In a video posted to Nasa’s Youtube channel and on the Nasa Jet Propulsion Laboratory (JPL) website, the dark shape of Phobos can be seen passing in front of the orange disk of the Sun in just under a minute.

At more than six miles in diameter, Phobos neither completely blocks out the Sun like a total eclipse seen from Earth, nor takes very long to transit the Sun’s face.

Capturing Solar eclipses by the two Martian moons Phobos and Deimos is nothing new – Nasa rovers Spirit and Opportunity both took time lapse photos of Phobos passing in front of the Sun back in 2004.

But the new video and images taken by Perseverance capture a Martian solar eclipse with unprecedented focus and resolution thanks to new camera technology on what is Nasa’s newest Mars rover.

The 2 April eclipse was imaged using the twin Mastcam-Z cameras mounted on Perseverance’s 2-metre-tall mast. The Mastcam-Z cameras have allowed the rover to zoom in on distant objects and take high quality, 3D images and video of the Martian surface. Combined with a special solar filter, the cameras have now provided scientists with incredible details of a solar eclipse on Mars.

“You can see details in the shape of Phobos’ shadow, like ridges and bumps on the moon’s landscape,” Mark Lemmon, a planetary astronomer with the Space Science Institute in Boulder, Colorado, who helped arrange the Phobos observations, said in a statement. “You can also see sunspots. And it’s cool that you can see this eclipse exactly as the rover saw it from Mars.”

Perseverance landed on Mars in February 2021, and has spent the past year and change exploring the Jezero Crater along with Ingenuity, Nasa’s award winning Mars helicopter.

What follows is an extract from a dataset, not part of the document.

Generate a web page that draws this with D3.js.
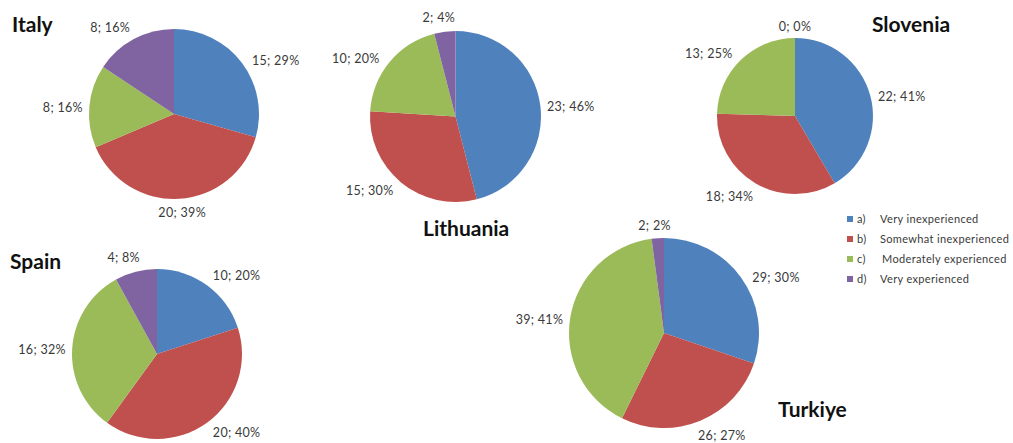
<!DOCTYPE html>
<html lang="en">
<head>
<meta charset="utf-8">
<style>
  body { margin: 0; background: white; }
  svg { font-family: 'Lato', sans-serif; background: white; }
  .title { font-weight: bold; font-size: 21px; fill: #111; }
  .label { font-size: 12.5px; letter-spacing: 0.3px; fill: #3a3a3a; }
  .legend text { font-size: 11px; letter-spacing: 0.35px; fill: #3a3a3a; }
</style>
</head>
<body>
<svg width="1013" height="443"></svg>
<script src="https://d3js.org/d3.v7.min.js"></script>
<script>
// data
const countries = ["Italy", "Lithuania", "Slovenia", "Spain", "Turkiye"]
const categoryKeys = ["a)", "b)", "c)", "d)"]
const categories = ["Very inexperienced", "Somewhat inexperienced", "Moderately experienced", "Very experienced"]

const italyCounts = [15, 20, 8, 8]
const italyPct = [29, 39, 16, 16]
const lithuaniaCounts = [23, 15, 10, 2]
const lithuaniaPct = [46, 30, 20, 4]
const sloveniaCounts = [22, 18, 13, 0]
const sloveniaPct = [41, 34, 25, 0]
const spainCounts = [10, 20, 16, 4]
const spainPct = [20, 40, 32, 8]
const turkiyeCounts = [29, 26, 39, 2]
const turkiyePct = [30, 27, 41, 2]

const counts = [italyCounts, lithuaniaCounts, sloveniaCounts, spainCounts, turkiyeCounts]
const pcts = [italyPct, lithuaniaPct, sloveniaPct, spainPct, turkiyePct]

// layout of each little pie
const layout = {
  Italy:     { cx: 174, cy: 114, r: 85, tx: 12, ty: 32 },
  Lithuania: { cx: 455.5, cy: 116.5, r: 85.5, tx: 423, ty: 236 },
  Slovenia:  { cx: 795, cy: 116, r: 78, tx: 872, ty: 32 },
  Spain:     { cx: 157, cy: 354, r: 85, tx: 10, ty: 269 },
  Turkiye:   { cx: 664, cy: 333, r: 95, tx: 778, ty: 417 }
}

const color = d3.scaleOrdinal()
  .domain(categories)
  .range(["#4F81BD", "#C0504D", "#9BBB59", "#8064A2"])

const svg = d3.select("svg")
const pie = d3.pie().sort(null)

countries.forEach(function(country, ci) {
  const L = layout[country]
  const arcs = pie(counts[ci]).map(function(d, i) {
    d.cat = categories[i]
    d.label = counts[ci][i] + "; " + pcts[ci][i] + "%"
    return d
  })
  const arc = d3.arc().innerRadius(0).outerRadius(L.r)

  const g = svg.append("g")
    .attr("class", "pie")
    .attr("transform", "translate(" + L.cx + "," + L.cy + ")")

  g.selectAll("path")
    .data(arcs)
    .enter()
    .append("path")
    .attr("d", arc)
    .attr("fill", function(d) { return color(d.cat) })

  // labels outside the end of each slice, pushed a bit toward horizontal like excel does
  g.selectAll("text.label")
    .data(arcs)
    .enter()
    .append("text")
    .attr("class", "label")
    .attr("text-anchor", "middle")
    .attr("dominant-baseline", "central")
    .text(function(d) { return d.label })
    .each(function(d) {
      const w = this.getComputedTextLength()
      let a = (d.startAngle + d.endAngle) / 2
      a = a + 0.17 * Math.sin(2 * a)
      const dist = L.r + 6 + (w / 2) * Math.abs(Math.sin(a)) + 6 * Math.abs(Math.cos(a))
      d3.select(this)
        .attr("x", Math.sin(a) * dist)
        .attr("y", -Math.cos(a) * dist)
    })

  svg.append("text")
    .attr("class", "title")
    .attr("x", L.tx)
    .attr("y", L.ty)
    .text(country)
})

// legend
const legend = svg.append("g")
  .attr("class", "legend")
  .attr("transform", "translate(847,219)")

const items = legend.selectAll("g")
  .data(categories)
  .enter()
  .append("g")
  .attr("transform", function(d, i) { return "translate(0," + (i * 20) + ")" })

items.append("rect")
  .attr("x", 0)
  .attr("y", -3)
  .attr("width", 6)
  .attr("height", 6)
  .attr("fill", function(d) { return color(d) })

items.append("text")
  .attr("x", 10)
  .attr("dy", "0.35em")
  .text(function(d, i) { return categoryKeys[i] })

items.append("text")
  .attr("x", function(d, i) { return i == 2 ? 35 : 33 })
  .attr("dy", "0.35em")
  .text(function(d) { return d })
</script>
</body>
</html>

Perseverance has also cached Martian soil samples that Nasa hopes to return to earth for further study in the late 2020s and early 2030s.

In the meantime, Perseverance will continue sending back images of the Red Planet that delight even the scientists and engineers that built and operate the robot.

“I knew it was going to be good,” Rachel Howson, one of the Mastcam-Z team camera operators said of the Perseverance images’ quality in a statement, “but I didn’t expect it to be this amazing.”